The case against Cooper had a similar irony; one of the pieces of evidence the police submitted to establish his Maoist links is an article he possessed that is critical of Maoism. Besides, ideological affiliation with any political group is not unlawful in the country. A Gujarat High Court ruling in 2010 said that the “possession of material without there being any overt act or actual execution of such ideas by itself would not form or constitute any offence.” The Bombay High Court also ruled in 2012 that possession of material “having a social or political” philosophy does not warrant criminalisation. But in Kerala, it didn’t take much conviction for police to search the office of the magazine Keraleeyam before taking into custody three of its journalists for questioning in December last year. “What we do, we do with proper legal support. Not even an inch of illegal police action takes place in Kerala. It is simply not done in this state,” said the Director General of Police.
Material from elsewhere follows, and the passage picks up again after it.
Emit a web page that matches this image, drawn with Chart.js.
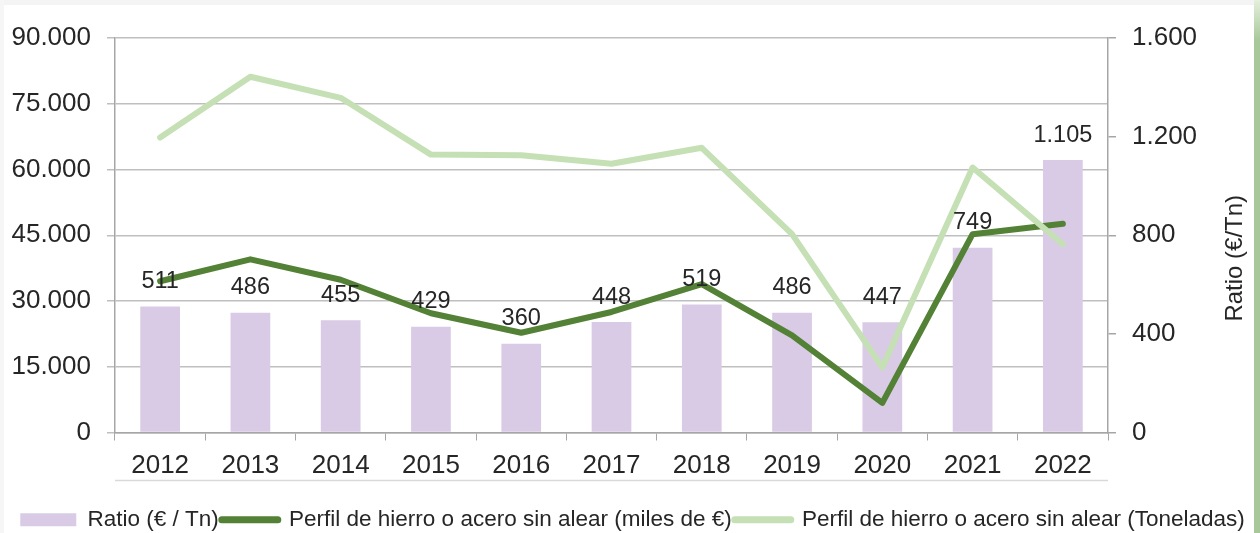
<!DOCTYPE html>
<html>
<head>
<meta charset="utf-8">
<script src="https://cdn.jsdelivr.net/npm/chart.js@4"></script>
<style>
  html, body { margin: 0; padding: 0; background: #ffffff; }
  #wrap { position: relative; width: 1260px; height: 533px; background: #fff; }
  #topband { position: absolute; left: 0; top: 0; width: 1254px; height: 5px; background: #f4f4f4; }
  #leftband { position: absolute; left: 0; top: 0; width: 4px; height: 533px; background: #f6f6f6; }
  #strip { position: absolute; left: 1254px; top: 0; width: 6px; height: 533px;
           background: linear-gradient(#e4efdd, #a9c89a 40px, #a9c89a); }
  #steelChart { position: absolute; left: 0; top: 0; }
</style>
</head>
<body>
<div id="wrap">
  <div id="topband"></div>
  <div id="leftband"></div>
  <div id="strip"></div>
  <canvas id="steelChart" width="1250" height="533"></canvas>
</div>
<script>
        // Data
        const years = ['2012', '2013', '2014', '2015', '2016', '2017', '2018', '2019', '2020', '2021', '2022'];
        const ratio = [511, 486, 455, 429, 360, 448, 519, 486, 447, 749, 1105];
        const milesEuros = [34500, 39500, 34850, 27200, 22750, 27500, 33850, 22150, 6750, 45250, 47600];
        const toneladas = [67300, 81150, 76350, 63400, 63250, 61300, 64950, 45250, 14850, 60450, 42950];

        const leftTicks = [0, 15000, 30000, 45000, 60000, 75000, 90000];
        const rightTicks = [0, 400, 800, 1200, 1600];
        const rightTitle = 'Ratio (€/Tn)';

        // Spanish style thousands separator
        function fmt(v) {
            return String(Math.round(v)).replace(/\B(?=(\d{3})+(?!\d))/g, '.');
        }

        const FONT = "'Liberation Sans', Arial, sans-serif";
        const TEXT = '#262626';

        // Labels above the bars, right axis title, thin line under the category labels
        const extras = {
            id: 'extras',
            afterDatasetsDraw(chart) {
                const ctx = chart.ctx;
                const meta = chart.getDatasetMeta(0);
                const a = chart.chartArea;
                ctx.save();
                ctx.font = '23.5px ' + FONT;
                ctx.fillStyle = TEXT;
                ctx.textAlign = 'center';
                ctx.textBaseline = 'middle';
                meta.data.forEach((bar, i) => {
                    ctx.fillText(fmt(ratio[i]), bar.x, bar.y - 25);
                });

                ctx.save();
                ctx.font = '24px ' + FONT;
                ctx.translate(chart.width - 15, (a.top + a.bottom) / 2 + 23);
                ctx.rotate(-Math.PI / 2);
                ctx.fillText(rightTitle, 0, 0);
                ctx.restore();

                ctx.strokeStyle = '#d9d9d9';
                ctx.lineWidth = 1.5;
                ctx.beginPath();
                ctx.moveTo(a.left, a.bottom + 48);
                ctx.lineTo(a.right, a.bottom + 48);
                ctx.stroke();
                ctx.restore();
            }
        };

        const ctx = document.getElementById('steelChart').getContext('2d');

        new Chart(ctx, {
            type: 'bar',
            data: {
                labels: years,
                datasets: [{
                    type: 'bar',
                    label: 'Ratio (€ / Tn)',
                    data: ratio,
                    backgroundColor: '#d9cbe5',
                    yAxisID: 'y1',
                    barPercentage: 0.44,
                    categoryPercentage: 1,
                    order: 3
                }, {
                    type: 'line',
                    label: 'Perfil de hierro o acero sin alear (miles de €)',
                    data: milesEuros,
                    borderColor: '#538135',
                    backgroundColor: '#538135',
                    borderWidth: 6,
                    pointRadius: 0,
                    borderJoinStyle: 'round',
                    borderCapStyle: 'round',
                    tension: 0,
                    yAxisID: 'y',
                    order: 2
                }, {
                    type: 'line',
                    label: 'Perfil de hierro o acero sin alear (Toneladas)',
                    data: toneladas,
                    borderColor: '#c5e0b4',
                    backgroundColor: '#c5e0b4',
                    borderWidth: 6,
                    pointRadius: 0,
                    borderJoinStyle: 'round',
                    borderCapStyle: 'round',
                    tension: 0,
                    yAxisID: 'y',
                    order: 1
                }]
            },
            options: {
                responsive: false,
                animation: false,
                layout: { padding: { top: 38, left: 0, right: -15, bottom: -8 } },
                plugins: {
                    tooltip: { enabled: false },
                    legend: {
                        position: 'bottom',
                        labels: {
                            usePointStyle: true,
                            pointStyleWidth: 56,
                            boxHeight: 13,
                            padding: 3,
                            color: TEXT,
                            font: { family: FONT, size: 22.5 },
                            generateLabels(chart) {
                                return chart.data.datasets.map((ds, i) => ({
                                    text: ds.label,
                                    fillStyle: ds.backgroundColor,
                                    strokeStyle: ds.type === 'bar' ? ds.backgroundColor : ds.borderColor,
                                    lineWidth: ds.type === 'bar' ? 0 : 7,
                                    lineCap: 'round',
                                    pointStyle: ds.type === 'bar' ? 'rect' : 'line',
                                    fontColor: TEXT,
                                    datasetIndex: i
                                }));
                            }
                        }
                    }
                },
                scales: {
                    x: {
                        offset: true,
                        grid: {
                            offset: true,
                            drawOnChartArea: false,
                            tickLength: 8,
                            color: '#a6a6a6'
                        },
                        border: { color: '#a6a6a6', width: 1.5 },
                        ticks: {
                            color: TEXT,
                            padding: 10,
                            maxRotation: 0,
                            font: { family: FONT, size: 26 }
                        },
                        afterFit(scale) { scale.height = 73; }
                    },
                    y: {
                        position: 'left',
                        min: 0,
                        max: 90000,
                        afterBuildTicks(scale) { scale.ticks = leftTicks.map(v => ({ value: v })); },
                        grid: { color: '#bfbfbf', lineWidth: 1.5, tickLength: 8 },
                        border: { color: '#a6a6a6', width: 1.5 },
                        ticks: {
                            color: TEXT,
                            padding: 16,
                            font: { family: FONT, size: 26 },
                            callback: v => fmt(v)
                        },
                        afterFit(scale) { scale.width = 115; }
                    },
                    y1: {
                        position: 'right',
                        min: 0,
                        max: 1600,
                        afterBuildTicks(scale) { scale.ticks = rightTicks.map(v => ({ value: v })); },
                        grid: { drawOnChartArea: false, color: '#a6a6a6', lineWidth: 1.5, tickLength: 8 },
                        border: { color: '#a6a6a6', width: 1.5 },
                        ticks: {
                            color: TEXT,
                            padding: 16,
                            font: { family: FONT, size: 26 },
                            callback: v => fmt(v)
                        },
                        afterFit(scale) { scale.width = 157; }
                    }
                }
            },
            plugins: [extras]
        });
</script>
</body>
</html>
But despite their crimes not yet being proven, activists in Kerala remain caught in a web of suspicion. As early as January 2014, Sarathy filed a petition alleging police-sponsored phone tapping. Soon after, a lookout notice that had the names of 40 people, out of which 38 were human rights activists, was pasted in Mananthavadi police station in Kozhikode. “The police is open about the fact that the phones of 130 people are tapped, out of which 30 are media professionals and others activists. The state has become draconian,” said the NCHRO’s Ayline, against whom an informal police enquiry was made under suspected Maoist links.

The state that insists on curbing unlawful activities does little to stick to legal procedures during arrests. “The police came to my office and took me into custody without producing an official letter that is a requirement while arresting government servants,” Cooper remembered. For him, what others call police violence has become a way of life. In November, when he was questioned for three days in relation to a Maoist attack on Nitta Gelatinin Kochi, he was manhandled. “The first round of questioning lasted for 24 hours with no breaks,” he said. “They grabbed me by my throat and pulled my hair during the grilling. Despite that they were not able to establish that I was part of the attack.” The second arrest was not violent, physically.

Can one not follow one’s convictions? Kerala’s activists are at a loss. But even after his release, Cooper stood by his ideology. “My worldview is Maoism. I am entitled to have an ideology of my choice.” What worried Cooper the most when he was in prison was police action against his friends under the guise of Maoist hunt. “Most of my contacts were viewed with suspicion,” he said, “and among them was a young man, an activist who is barely eking out a living even as his family was dependent on him. I was scared whether they would hound him down. If that happened, their lives would have come to a standstill.”Police was quick to reach the village of the young man soon after Cooper spoke of him. Life has already come to a halt for many. No more should be added to the list of those trapped in the legal tangle for no apparent fault of theirs, Cooper insisted.